Open the door!

Every single time I do a presentation on the importance of professional presence, someone in the audience invariably crosses his or her arms and leans back in the chair, occasionally rolling the eyes. Whenever I have a conversation about the subject with colleagues or acquaintances, there's always a comment along the lines of, "This really doesn't matter." I've heard it a gazillion times. "What matters is the ability of the person, not what he or she looks like," someone will say. "I've worked with all kinds of people, and I can assure you I've never cared how they dressed."  

I have to tell folks again and again that professional presence has nothing to do with how brilliant a person is, how skilled, how talented, how enormously capable he or she may be. It has to do with being in context with one's surroundings. It has to do with how one is perceived. If I had time in most conversations, I'd explain that while one out of ten people with whom we interact might care about how we present ourselves, that one person might be extremely important--someone we need to influence or whose influence we want.

Can anyone seriously tell me they never consider the outward appearance and presentation of people they deal with? If you're a business professional and you're talking with a group of your peers, and one of them has a slight body odor and drops the f-bomb in every other sentence, do you truly not have a thought as to how this person is being perceived? Surely someone in the group will be offended or disgusted, or completely tune out, having decided this is not the kind of person with whom they want to associate. Your colleagues will walk away, most likely wondering why in the world the person can't bathe and wear deodorant and why they can't manage to complete a sentence without being crude and vulgar.
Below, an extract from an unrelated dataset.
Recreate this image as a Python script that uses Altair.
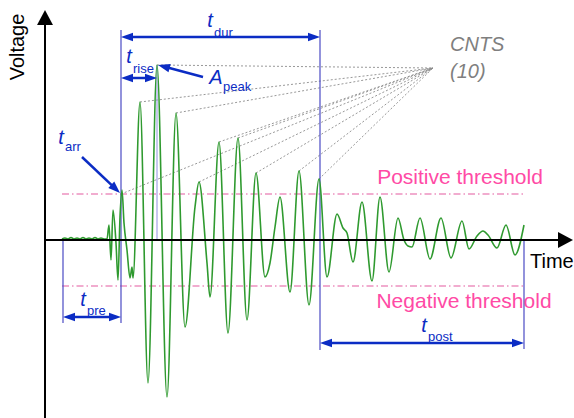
import math
import altair as alt
import pandas as pd

# ---------------- data (time / voltage in arbitrary units) ----------------
wave_t = [17, 20, 23, 26, 29, 32, 35, 38, 41, 44, 47, 50, 53, 56, 59, 62,
          64, 66, 68, 71, 73, 75, 77, 79, 82, 85, 87, 88, 95, 103, 112, 122,
          131, 140, 150, 154, 162, 165, 174, 183, 193, 202, 211, 220, 225, 230,
          235, 245, 254, 264, 274, 282, 292, 298, 302, 308, 317, 327, 335, 344,
          353, 359, 363, 367, 375, 385, 396, 406, 417, 424, 432, 438, 443, 452,
          461, 470, 479]
wave_v = [1, 2, 1, 2.5, 1, 2, 1, 2.5, 1, 2, 1, 2.5, 1, 2, 1, 1,
          15, -20, 30, -3, -40, 23, 50, 17, -10, -38, -27, -38, 138, -143, 175, -157,
          127, -87, 33, 58, -23, -57, 98, -93, 102, -80, 67, -37, -23, 13,
          43, -52, 69, -65, 61, -37, 26, 12, 7, -22, 38, -41, 43, -32,
          22, 0, -6, -7, 22, -19, 22, -18, 19, -9, 4, 9, 5, -8,
          15, -15, 15]

threshold = 46
t_pre_start = 18
t_arrival = 76
t_peak = 112
a_peak = 175
t_end = 275
t_post_end = 479

cnts_t = [76, 95, 112, 131, 154, 174, 193, 211, 254, 274]
cnts_v = [46, 138, 175, 127, 58, 98, 102, 67, 69, 61]
cnts_focus_t, cnts_focus_v = 388, 172

X_DOMAIN = [-45, 529]
Y_DOMAIN = [-178, 240]
W, H = 574, 418

GREEN = "#2f9a2f"
BLUE = "#0b2cc4"
GUIDE = "#4a4ac4"
PINK_TXT = "#ff4aa5"
PINK_LINE = "#e45aa0"
GRAY = "#7f7f7f"
FONT = "Liberation Sans"

xs = alt.Scale(domain=X_DOMAIN, nice=False, zero=False)
ys = alt.Scale(domain=Y_DOMAIN, nice=False, zero=False)


def X(f="t"):
    return alt.X(f"{f}:Q", scale=xs, axis=None)


def Y(f="v"):
    return alt.Y(f"{f}:Q", scale=ys, axis=None)


def ang(t0, v0, t1, v1):
    return math.degrees(math.atan2(-(v1 - v0), t1 - t0)) % 360


HEAD = "M0,0 L-1,-0.36 L-1,0.36 Z"
AXHEAD = "M0,0 L-1,-0.53 L-1,0.53 Z"

# ---------------- axes ----------------
axes_df = pd.DataFrame([
    dict(t=0, v=Y_DOMAIN[0], t2=0, v2=218),
    dict(t=0, v=0, t2=516, v2=0),
])
axes = alt.Chart(axes_df).mark_rule(color="black", strokeWidth=2).encode(
    x=X(), y=Y(), x2="t2:Q", y2="v2:Q")
axheads_df = pd.DataFrame([dict(t=0, v=230, a=270), dict(t=528, v=0, a=0)])
axheads = alt.Chart(axheads_df).mark_point(
    shape=AXHEAD, filled=True, color="black", size=900, opacity=1, strokeWidth=0
).encode(x=X(), y=Y(), angle=alt.Angle("a:Q", scale=None))

# ---------------- thresholds ----------------
thr_df = pd.DataFrame([
    dict(t=t_pre_start - 1, v=threshold, t2=t_post_end),
    dict(t=t_pre_start - 1, v=-threshold, t2=t_post_end),
])
thr = alt.Chart(thr_df).mark_rule(color=PINK_LINE, strokeWidth=1.2,
                                  strokeDash=[7, 3, 1.5, 3]).encode(
    x=X(), y=Y(), x2="t2:Q")

# ---------------- CNTS dotted lines ----------------
cnts_df = pd.DataFrame(dict(t=cnts_t, v=cnts_v))
cnts_df["t2"] = cnts_focus_t
cnts_df["v2"] = cnts_focus_v
cnts = alt.Chart(cnts_df).mark_rule(color="#8c8c8c", strokeWidth=0.9,
                                    strokeDash=[2, 2]).encode(
    x=X(), y=Y(), x2="t2:Q", y2="v2:Q")

# ---------------- waveform ----------------
wave_df = pd.DataFrame(dict(t=wave_t, v=wave_v))
wave = alt.Chart(wave_df).mark_line(color=GREEN, strokeWidth=1.6,
                                    interpolate="monotone").encode(x=X(), y=Y())

# ---------------- vertical guides ----------------
guides_df = pd.DataFrame([
    dict(t=t_pre_start, v=0, v2=-83),
    dict(t=t_arrival, v=210, v2=-83),
    dict(t=t_end, v=210, v2=-110),
    dict(t=t_post_end, v=0, v2=-109),
])
guides = alt.Chart(guides_df).mark_rule(color=GUIDE, strokeWidth=1.2).encode(
    x=X(), y=Y(), y2="v2:Q")
peak_guide = alt.Chart(pd.DataFrame([dict(t=t_peak, v=a_peak, v2=0)])).mark_rule(
    color="#8f8fe0", strokeWidth=1).encode(x=X(), y=Y(), y2="v2:Q")

# ---------------- blue arrows ----------------
double_arrows = [
    (t_arrival, t_end, 203),          # t_dur
    (t_arrival, t_peak, 162),         # t_rise
    (t_pre_start, t_arrival, -77),    # t_pre
    (t_end, t_post_end, -103),        # t_post
]
single_arrows = [
    (158, 163, t_peak + 1, a_peak),   # A_peak: tail -> tip
    (37, 83, t_arrival - 1, threshold + 1),  # t_arr
]
HL = 12
shafts, heads = [], []
for a, b, v in double_arrows:
    shafts.append(dict(t=a + 6, v=v, t2=b - 6, v2=v))
    heads.append(dict(t=a, v=v, a=180))
    heads.append(dict(t=b, v=v, a=0))
for t0, v0, t1, v1 in single_arrows:
    L = math.hypot(t1 - t0, v1 - v0)
    te = t1 - (t1 - t0) / L * 6
    ve = v1 - (v1 - v0) / L * 6
    shafts.append(dict(t=t0, v=v0, t2=te, v2=ve))
    heads.append(dict(t=t1, v=v1, a=ang(t0, v0, t1, v1)))
shaft = alt.Chart(pd.DataFrame(shafts)).mark_rule(color=BLUE, strokeWidth=2.5).encode(
    x=X(), y=Y(), x2="t2:Q", y2="v2:Q")
head = alt.Chart(pd.DataFrame(heads)).mark_point(
    shape=HEAD, filled=True, color=BLUE, size=(2 * HL) ** 2, opacity=1, strokeWidth=0
).encode(x=X(), y=Y(), angle=alt.Angle("a:Q", scale=None))

# ---------------- labels ----------------
main_lbl = pd.DataFrame([
    dict(t=165, v=219, s="t"),
    dict(t=84, v=183, s="t"),
    dict(t=171, v=162, s="A"),
    dict(t=16, v=102, s="t"),
    dict(t=38, v=-60, s="t"),
    dict(t=379, v=-86, s="t"),
])
sub_lbl = pd.DataFrame([
    dict(t=169, v=207, s="dur"),
    dict(t=88, v=171, s="rise"),
    dict(t=178, v=153, s="peak"),
    dict(t=20, v=93, s="arr"),
    dict(t=42, v=-71, s="pre"),
    dict(t=383, v=-97, s="post"),
])
main_txt = alt.Chart(main_lbl).mark_text(
    font=FONT, fontSize=20, fontStyle="italic", color=BLUE, align="center",
    baseline="middle").encode(x=X(), y=Y(), text="s:N")
sub_txt = alt.Chart(sub_lbl).mark_text(
    font=FONT, fontSize=13, color=BLUE, align="left",
    baseline="middle").encode(x=X(), y=Y(), text="s:N")

thr_lbl = pd.DataFrame([
    dict(t=415, v=62, s="Positive threshold"),
    dict(t=419, v=-62, s="Negative threshold"),
])
thr_txt = alt.Chart(thr_lbl).mark_text(
    font=FONT, fontSize=21, color=PINK_TXT, align="center", baseline="middle"
).encode(x=X(), y=Y(), text="s:N")

cnts_lbl = pd.DataFrame([
    dict(t=405, v=195, s="CNTS"),
    dict(t=405, v=168, s="(10)"),
])
cnts_txt = alt.Chart(cnts_lbl).mark_text(
    font=FONT, fontSize=20, fontStyle="italic", color=GRAY, align="left",
    baseline="middle").encode(x=X(), y=Y(), text="s:N")

volt_txt = alt.Chart(pd.DataFrame([dict(t=-27, v=193, s="Voltage")])).mark_text(
    font=FONT, fontSize=20, color="black", align="center", baseline="middle",
    angle=270).encode(x=X(), y=Y(), text="s:N")
time_txt = alt.Chart(pd.DataFrame([dict(t=485, v=-22, s="Time")])).mark_text(
    font=FONT, fontSize=20, color="black", align="left", baseline="middle"
).encode(x=X(), y=Y(), text="s:N")

chart = alt.layer(
    cnts, thr, guides, peak_guide, wave, axes, axheads, shaft, head,
    main_txt, sub_txt, thr_txt, cnts_txt, volt_txt, time_txt
).properties(
    width=W, height=H, padding=0, autosize=alt.AutoSizeParams(type="none")
).configure_view(stroke=None)

chart.save("out.html", embed_options={"renderer": "svg", "actions": False})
"That's an extreme example," someone might say. Yes, it is, but I use it to highlight the point that everyone judges by appearance or behavior. EVERYONE. If you wear a $1500 suit into a biker bar, there is going to be a judgment from the bartender and the patrons as to what kind of person you are. In the very same way, if you send a thank-you email to another professional and the written response is, "Your welcome," there really are some of us who have the kind of brief internal reaction that occurs when nails are scraped against a chalkboard. If it so happens that you know how to dress professionally but you act like a complete jerk, do you honestly think your behavior should not be considered against your skills and abilities? If you go to a business lunch and the person on the other side of the table practically puts his face into the plate and inhales, are you telling me you have no thought about that at all? Of course you do. People have reactions, even unconscious ones. Guess what? Some people make unfavorable judgments based on what they can see and hear. "Not ready for a promotion." "Insensitive fool." "I'm not talking to him about that habit. I'll just avoid him."

Your appearance, your behavior, and your personality and character strengths present you. Of course we all want to be considered only for our abilities and knowledge, but you can't wear skill. You can't walk around with a "Person of Integrity" sign on your back. You've got to open the door so people want to connect with the things you want them to see. Manage the judgment. Make the open door inviting. Once people are inside, they can see all your good internal qualities, and that's what you're going for.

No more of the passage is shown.